• [TASK REQUIREMENTS]: Nothing should be left out: output all of the entries exactly.

Records from a data source
(begin)
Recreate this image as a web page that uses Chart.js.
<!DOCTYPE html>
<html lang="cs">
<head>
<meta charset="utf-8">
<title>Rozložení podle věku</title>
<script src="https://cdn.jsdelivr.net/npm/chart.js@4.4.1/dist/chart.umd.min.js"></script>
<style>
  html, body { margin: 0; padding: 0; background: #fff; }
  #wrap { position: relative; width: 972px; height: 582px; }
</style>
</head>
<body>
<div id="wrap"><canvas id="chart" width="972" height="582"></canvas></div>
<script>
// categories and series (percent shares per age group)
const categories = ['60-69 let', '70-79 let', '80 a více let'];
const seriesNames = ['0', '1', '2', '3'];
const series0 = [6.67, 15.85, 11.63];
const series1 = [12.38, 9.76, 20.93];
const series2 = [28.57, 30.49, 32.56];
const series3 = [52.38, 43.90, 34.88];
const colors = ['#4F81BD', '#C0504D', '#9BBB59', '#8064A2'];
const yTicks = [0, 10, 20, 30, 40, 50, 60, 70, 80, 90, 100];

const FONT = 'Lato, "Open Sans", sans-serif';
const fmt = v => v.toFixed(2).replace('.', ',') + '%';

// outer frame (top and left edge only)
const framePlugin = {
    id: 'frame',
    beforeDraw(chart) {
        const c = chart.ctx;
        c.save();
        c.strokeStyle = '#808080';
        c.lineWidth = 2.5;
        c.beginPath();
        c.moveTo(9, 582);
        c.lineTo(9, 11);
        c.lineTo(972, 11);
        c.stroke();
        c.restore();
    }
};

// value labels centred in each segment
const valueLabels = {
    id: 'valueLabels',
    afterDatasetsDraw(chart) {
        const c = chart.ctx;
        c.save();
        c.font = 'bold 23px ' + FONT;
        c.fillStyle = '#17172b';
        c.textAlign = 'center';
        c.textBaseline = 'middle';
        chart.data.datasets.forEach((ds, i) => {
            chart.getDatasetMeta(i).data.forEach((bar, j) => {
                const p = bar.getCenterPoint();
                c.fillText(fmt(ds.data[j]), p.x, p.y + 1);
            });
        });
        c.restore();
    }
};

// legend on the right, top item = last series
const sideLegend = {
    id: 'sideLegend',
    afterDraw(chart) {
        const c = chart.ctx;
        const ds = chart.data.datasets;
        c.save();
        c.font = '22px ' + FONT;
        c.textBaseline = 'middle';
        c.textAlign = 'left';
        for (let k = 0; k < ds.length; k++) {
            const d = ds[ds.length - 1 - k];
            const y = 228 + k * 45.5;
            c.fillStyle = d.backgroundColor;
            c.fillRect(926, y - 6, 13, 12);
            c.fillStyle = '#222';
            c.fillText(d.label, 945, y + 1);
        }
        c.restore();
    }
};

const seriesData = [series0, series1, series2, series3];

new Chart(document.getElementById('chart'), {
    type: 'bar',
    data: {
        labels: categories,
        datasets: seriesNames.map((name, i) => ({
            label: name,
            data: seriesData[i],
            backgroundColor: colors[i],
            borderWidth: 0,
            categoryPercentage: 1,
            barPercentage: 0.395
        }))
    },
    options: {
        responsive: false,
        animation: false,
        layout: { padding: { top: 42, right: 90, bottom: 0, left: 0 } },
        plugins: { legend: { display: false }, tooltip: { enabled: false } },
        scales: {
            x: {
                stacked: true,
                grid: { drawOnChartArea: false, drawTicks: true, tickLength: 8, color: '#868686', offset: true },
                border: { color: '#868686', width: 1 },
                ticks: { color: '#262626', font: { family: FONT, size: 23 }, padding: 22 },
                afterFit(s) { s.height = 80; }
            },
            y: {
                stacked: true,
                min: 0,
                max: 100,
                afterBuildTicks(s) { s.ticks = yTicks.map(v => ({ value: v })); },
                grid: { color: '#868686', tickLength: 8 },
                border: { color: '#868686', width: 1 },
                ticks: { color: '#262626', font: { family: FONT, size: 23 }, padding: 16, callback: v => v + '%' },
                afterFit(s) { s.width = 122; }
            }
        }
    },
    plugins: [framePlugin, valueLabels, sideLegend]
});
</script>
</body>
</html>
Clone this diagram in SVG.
(end)
• [COMPLETE OUTPUT]:
Recreate this image as a web page that uses Chart.js.
<!DOCTYPE html>
<html lang="cs">
<head>
<meta charset="utf-8">
<title>Rozložení podle věku</title>
<script src="https://cdn.jsdelivr.net/npm/chart.js@4.4.1/dist/chart.umd.min.js"></script>
<style>
  html, body { margin: 0; padding: 0; background: #fff; }
  #wrap { position: relative; width: 972px; height: 582px; }
</style>
</head>
<body>
<div id="wrap"><canvas id="chart" width="972" height="582"></canvas></div>
<script>
// categories and series (percent shares per age group)
const categories = ['60-69 let', '70-79 let', '80 a více let'];
const seriesNames = ['0', '1', '2', '3'];
const series0 = [6.67, 15.85, 11.63];
const series1 = [12.38, 9.76, 20.93];
const series2 = [28.57, 30.49, 32.56];
const series3 = [52.38, 43.90, 34.88];
const colors = ['#4F81BD', '#C0504D', '#9BBB59', '#8064A2'];
const yTicks = [0, 10, 20, 30, 40, 50, 60, 70, 80, 90, 100];

const FONT = 'Lato, "Open Sans", sans-serif';
const fmt = v => v.toFixed(2).replace('.', ',') + '%';

// outer frame (top and left edge only)
const framePlugin = {
    id: 'frame',
    beforeDraw(chart) {
        const c = chart.ctx;
        c.save();
        c.strokeStyle = '#808080';
        c.lineWidth = 2.5;
        c.beginPath();
        c.moveTo(9, 582);
        c.lineTo(9, 11);
        c.lineTo(972, 11);
        c.stroke();
        c.restore();
    }
};

// value labels centred in each segment
const valueLabels = {
    id: 'valueLabels',
    afterDatasetsDraw(chart) {
        const c = chart.ctx;
        c.save();
        c.font = 'bold 23px ' + FONT;
        c.fillStyle = '#17172b';
        c.textAlign = 'center';
        c.textBaseline = 'middle';
        chart.data.datasets.forEach((ds, i) => {
            chart.getDatasetMeta(i).data.forEach((bar, j) => {
                const p = bar.getCenterPoint();
                c.fillText(fmt(ds.data[j]), p.x, p.y + 1);
            });
        });
        c.restore();
    }
};

// legend on the right, top item = last series
const sideLegend = {
    id: 'sideLegend',
    afterDraw(chart) {
        const c = chart.ctx;
        const ds = chart.data.datasets;
        c.save();
        c.font = '22px ' + FONT;
        c.textBaseline = 'middle';
        c.textAlign = 'left';
        for (let k = 0; k < ds.length; k++) {
            const d = ds[ds.length - 1 - k];
            const y = 228 + k * 45.5;
            c.fillStyle = d.backgroundColor;
            c.fillRect(926, y - 6, 13, 12);
            c.fillStyle = '#222';
            c.fillText(d.label, 945, y + 1);
        }
        c.restore();
    }
};

const seriesData = [series0, series1, series2, series3];

new Chart(document.getElementById('chart'), {
    type: 'bar',
    data: {
        labels: categories,
        datasets: seriesNames.map((name, i) => ({
            label: name,
            data: seriesData[i],
            backgroundColor: colors[i],
            borderWidth: 0,
            categoryPercentage: 1,
            barPercentage: 0.395
        }))
    },
    options: {
        responsive: false,
        animation: false,
        layout: { padding: { top: 42, right: 90, bottom: 0, left: 0 } },
        plugins: { legend: { display: false }, tooltip: { enabled: false } },
        scales: {
            x: {
                stacked: true,
                grid: { drawOnChartArea: false, drawTicks: true, tickLength: 8, color: '#868686', offset: true },
                border: { color: '#868686', width: 1 },
                ticks: { color: '#262626', font: { family: FONT, size: 23 }, padding: 22 },
                afterFit(s) { s.height = 80; }
            },
            y: {
                stacked: true,
                min: 0,
                max: 100,
                afterBuildTicks(s) { s.ticks = yTicks.map(v => ({ value: v })); },
                grid: { color: '#868686', tickLength: 8 },
                border: { color: '#868686', width: 1 },
                ticks: { color: '#262626', font: { family: FONT, size: 23 }, padding: 16, callback: v => v + '%' },
                afterFit(s) { s.width = 122; }
            }
        }
    },
    plugins: [framePlugin, valueLabels, sideLegend]
});
</script>
</body>
</html>
Clone this diagram in SVG.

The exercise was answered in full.